If the grantee fulfil the conditions, he ought, in order to cover part of the expense, to be permitted to till the land under the trees till they grow to maturity and yield their fruit; if he fails, the lands, having been declared liable to resumption, should be resumed. The person soliciting such grants should be required to certify in his application that he had already obtained the sanction of the present lessee of the village in which he wishes to have his grove, and for this sanction he would, of course, have to pay the full value of the land for the period of his lease. When his lease expires, the land in which the grove is planted would be excluded from the assessment; and when it is considered that every good grove must cost the planter more than fifty times the annual rent of the land, Government may be satisfied that they secure the advantage to their people at a very cheap rate.795
Over and above the advantage of fruit, water, and shade for the public, these groves tend much to secure the districts that are well studded with them from the dreadful calamities that in India always attend upon deficient falls of rain in due season. They attract the clouds, and make them deposit their stores in districts that would not otherwise be blessed with them; and hot and dry countries denuded of their trees, and by that means deprived of a great portion of that moisture to which they had been accustomed, and which they require to support vegetation, soon become dreary and arid wastes. The lighter particles, which formed the richest portion of their soil, blow off, and leave only the heavy arenaceous portion; and hence, perhaps, those sandy deserts in which are often to be found the signs of a population once very dense.
In the Mauritius, the rivers were found to be diminishing under the rapid disappearance of the woods in the interior, when Government had recourse to the measure of preventing further depredations, and they soon recovered their size.
The clouds brought up from the southern ocean by the south-east trade wind are attracted, as they pass over the island, by the forests in the interior, and made to drop their stores in daily refreshing showers. In many other parts of the world governments have now become aware of this mysterious provision of nature; and have adopted measures to take advantage of it for the benefit of the people; and the dreadful sufferings to which the people of those of our districts, which have been the most denuded of their trees, have been of late years exposed from the want of rain in due season, may, perhaps, induce our Indian Government to turn its thoughts to the subject.796
The province of Mālwā, which is bordered by the Nerbudda on the south, Gujarāt on the west, Rājputāna on the north, and Allahabad on the east, is said never to have been visited by a famine; and this exemption from so great a calamity must arise chiefly from its being so well studded with hills and groves. The natives have a couplet, which, like all good couplets on rural subjects, is attributed to Sahadēo, one of the five demigod brothers of the Mahābhārata, to this effect: 'If it does not thunder on such a night, you, father, must go to Mālwā, and I to Gujarāt', meaning, 'The rains will fail us here, and we must go to those quarters where they never fail'797
CHAPTER 63
Cities and Towns, formed by Public Establishments, disappear as Sovereigns and Governors change their AbodesOn the 17th and 18th,798 we went on twenty miles to Palwal,799 which stands upon an immense mound, in some places a hundred feet high, formed entirely of the debris of old buildings. There are an immense number of fine brick buildings in ruins, but not one of brick or stone at present inhabited. The place was once evidently under the former government the seat of some great public establishments, which, with their followers and dependants, constituted almost the entire population. The occasion which keeps such establishments at a place no sooner passes away than the place is deserted and goes to ruin as a matter of course. Such is the history of Nineveh, Babylon,800 and all cities which have owed their origin and support entirely to the public establishments of the sovereign—any revolution that changed the seat of government depopulated a city.

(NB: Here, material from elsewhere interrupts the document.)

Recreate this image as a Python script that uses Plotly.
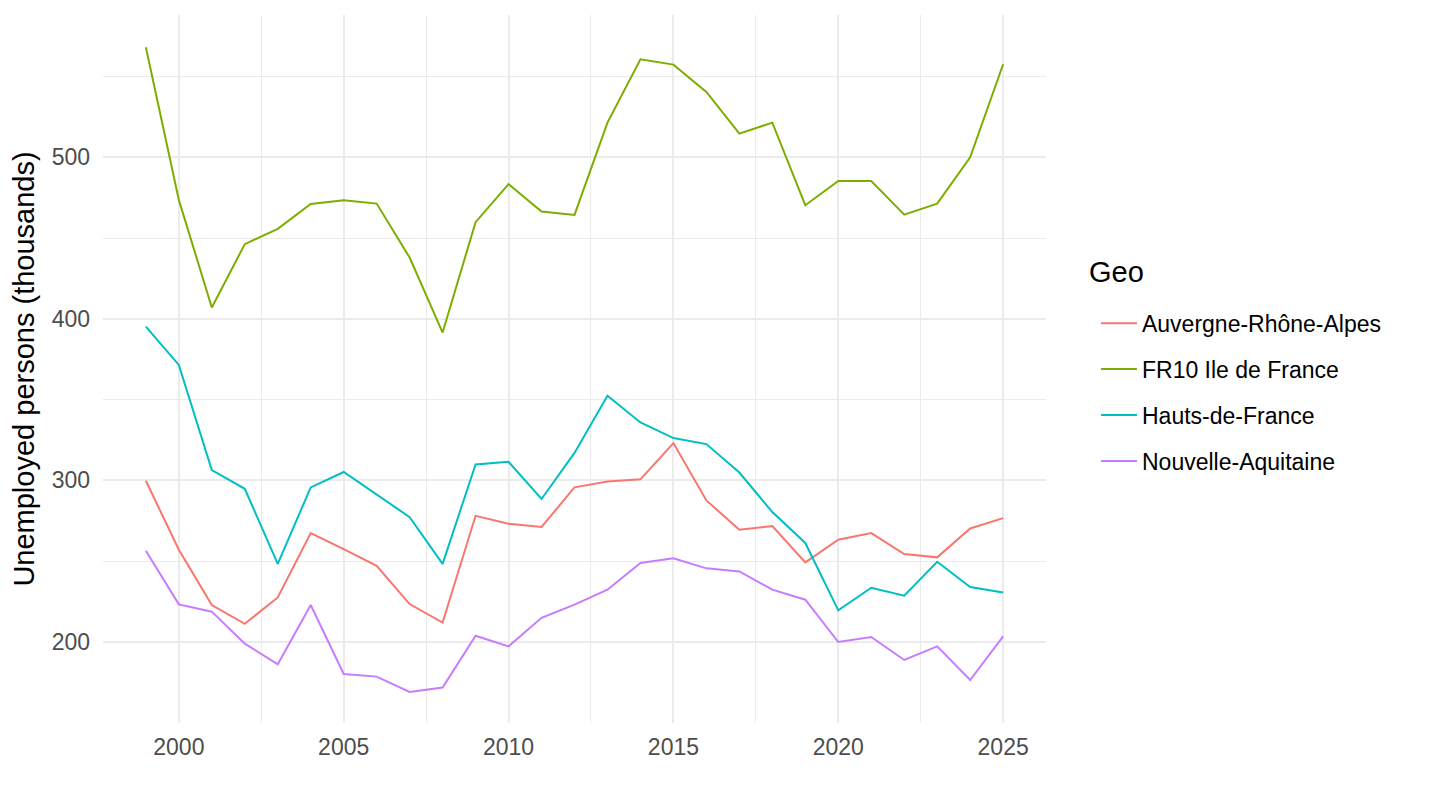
import plotly.graph_objects as go

years = list(range(1999, 2026))

auvergne = [299.8, 257.1, 222.9, 211.3, 227.6, 267.4, 257.5, 247.2, 223.5, 212.0,
            278.1, 273.2, 271.2, 295.7, 299.4, 300.7, 323.1, 287.6, 269.5, 271.8,
            249.3, 263.3, 267.4, 254.4, 252.4, 270.3, 276.7]
idf = [568.0, 473.6, 407.0, 446.2, 455.7, 471.1, 473.4, 471.3, 437.9, 391.5,
       459.8, 483.3, 466.4, 464.3, 521.4, 560.6, 557.3, 540.4, 514.6, 521.4,
       470.3, 485.3, 485.3, 464.5, 471.3, 500.0, 557.5]
hdf = [395.2, 371.5, 306.4, 294.8, 248.4, 295.7, 305.2, 291.1, 277.3, 248.4,
       309.9, 311.5, 288.5, 317.0, 352.4, 335.9, 326.2, 322.5, 304.9, 280.4,
       261.3, 219.6, 233.6, 228.7, 249.7, 234.0, 230.7]
naq = [256.5, 223.3, 218.8, 199.0, 186.2, 222.9, 180.2, 178.6, 169.1, 171.8,
       203.9, 197.3, 215.0, 223.1, 232.4, 248.9, 251.8, 245.6, 243.7, 232.4,
       226.2, 200.0, 203.1, 188.9, 197.3, 176.5, 203.5]

series_names = ["Auvergne-Rhône-Alpes", "FR10 Ile de France", "Hauts-de-France", "Nouvelle-Aquitaine"]
series_values = [auvergne, idf, hdf, naq]
colors = ["#F8766D", "#7CAE00", "#00BFC4", "#C77CFF"]

x_ticks = [2000, 2005, 2010, 2015, 2020, 2025]
y_ticks = [200, 300, 400, 500]
legend_title = "Geo"
y_title = "Unemployed persons (thousands)"

FONT = "Liberation Sans, Arial, sans-serif"

fig = go.Figure()
for name, vals, col in zip(series_names, series_values, colors):
    fig.add_trace(go.Scatter(
        x=years, y=vals, mode="lines", name=name,
        legendgroup=name,
        line=dict(color=col, width=2),
    ))

fig.add_annotation(
    text=legend_title, xref="paper", yref="paper",
    x=1.0435, y=0.637, xanchor="left", yanchor="middle",
    showarrow=False, font=dict(family=FONT, size=29, color="black"),
)

fig.update_layout(
    width=1432, height=802,
    margin=dict(l=95, r=394, t=7, b=87),
    paper_bgcolor="white", plot_bgcolor="white",
    font=dict(family=FONT, size=23, color="black"),
    showlegend=True,
    legend=dict(
        x=1.053, xanchor="left", y=0.595, yanchor="top",
        font=dict(size=23, color="black"),
        tracegroupgap=13,
        itemwidth=36,
        bgcolor="rgba(0,0,0,0)",
    ),
    xaxis=dict(
        range=[1997.7, 2026.3],
        tickvals=x_ticks, ticktext=[str(v) for v in x_ticks],
        showgrid=True, gridcolor="#EBEBEB", gridwidth=1.8,
        minor=dict(tickvals=[2002.5, 2007.5, 2012.5, 2017.5, 2022.5], showgrid=True,
                   gridcolor="#EBEBEB", gridwidth=0.9),
        zeroline=False, showline=False, ticks="",
        tickfont=dict(size=23, color="#4D4D4D"),
        ticklabelstandoff=8,
    ),
    yaxis=dict(
        range=[149.9, 588],
        tickvals=y_ticks, ticktext=[str(v) for v in y_ticks],
        showgrid=True, gridcolor="#EBEBEB", gridwidth=1.8,
        minor=dict(tickvals=[250, 350, 450, 550], showgrid=True,
                   gridcolor="#EBEBEB", gridwidth=0.9),
        zeroline=False, showline=False, ticks="",
        tickfont=dict(size=23, color="#4D4D4D"),
        ticklabelstandoff=12,
        title=dict(text=y_title, font=dict(size=29, color="black"), standoff=11),
    ),
)

fig.write_html("out.html")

Sir Thomas Roe, the ambassador of James the First of England to the court of Delhi during the reign of Jahāngīr, passing through some of the old capital cities of Western India, then deserted and in ruins, writes to the Archbishop of Canterbury: 'I know not by what policy the Emperors seek the ruin of all the ancient cities which were nobly built, but now be desolate and in rubbish. It must arise from a wish to destroy all the ancient cities in order that there might appear nothing great to have existed before their time.'801 But these cities, like all which are supported in the same manner, by the residence of a court and its establishments, become deserted as the seat of dominion is changed. Nineveh, built by Ninus out of the spoils he brought back from the wide range of his conquests, continued to be the residence of the court and the principal seat of its military establishments for thirteen centuries to the reign of Sardanapalus. During the whole of this time it was the practice of the sovereigns to collect from all the provinces of the empire their respective quotas of troops, and to canton them within the city for one year, at the expiration of which they were relieved by fresh troops.' In the last years of Sardanapalus, four provinces of the empire, Media, Persia, Babylonia, and Arabia, are said to have furnished a quota of four hundred thousand; and, in the rebellion which closed his reign, these troops were often beaten by those from the other provinces of the empire, which could not have been much less in number. The successful rebel, Arbaces, transferred the court and his own appendages to its capital, and Nineveh became deserted, and for more than eighteen centuries lost to the civilized world.802
Babylon in the same manner; and Susa, Ecbatana, Persepolis, and Seleucia, all, one after the other, became deserted as sovereigns changed their residence, and with it the seats of their public establishments, which alone supported them. Thus Thebes became deserted for Memphis, Memphis for Alexandria, and Alexandria for Cairo, as the sovereigns of Egypt changed theirs; and thus it has always been in India, where cities have been almost all founded on the same bases—the residence of princes, and their public establishments, civil, military, or ecclesiastical.
The city of Kanauj, on the Ganges, when conquered by Mahmūd of Ghaznī,803 is stated by the historians of the conqueror to have contained a standing army of five hundred thousand infantry, with a due proportion of cavalry and elephants, thirty thousand shops for the sale of 'pān' alone, and sixty thousand families of opera girls.804 The 'pān' dealers and opera girls were part and parcel of the court and its public establishments, and as much dependent on the residence of the sovereign as the civil, military, and ecclesiastical officers who ate their 'pān', and enjoyed their dancing and music; and this great city no sooner ceased to be the residence of the sovereign, the great proprietor of all the lands in the country, than it became deserted.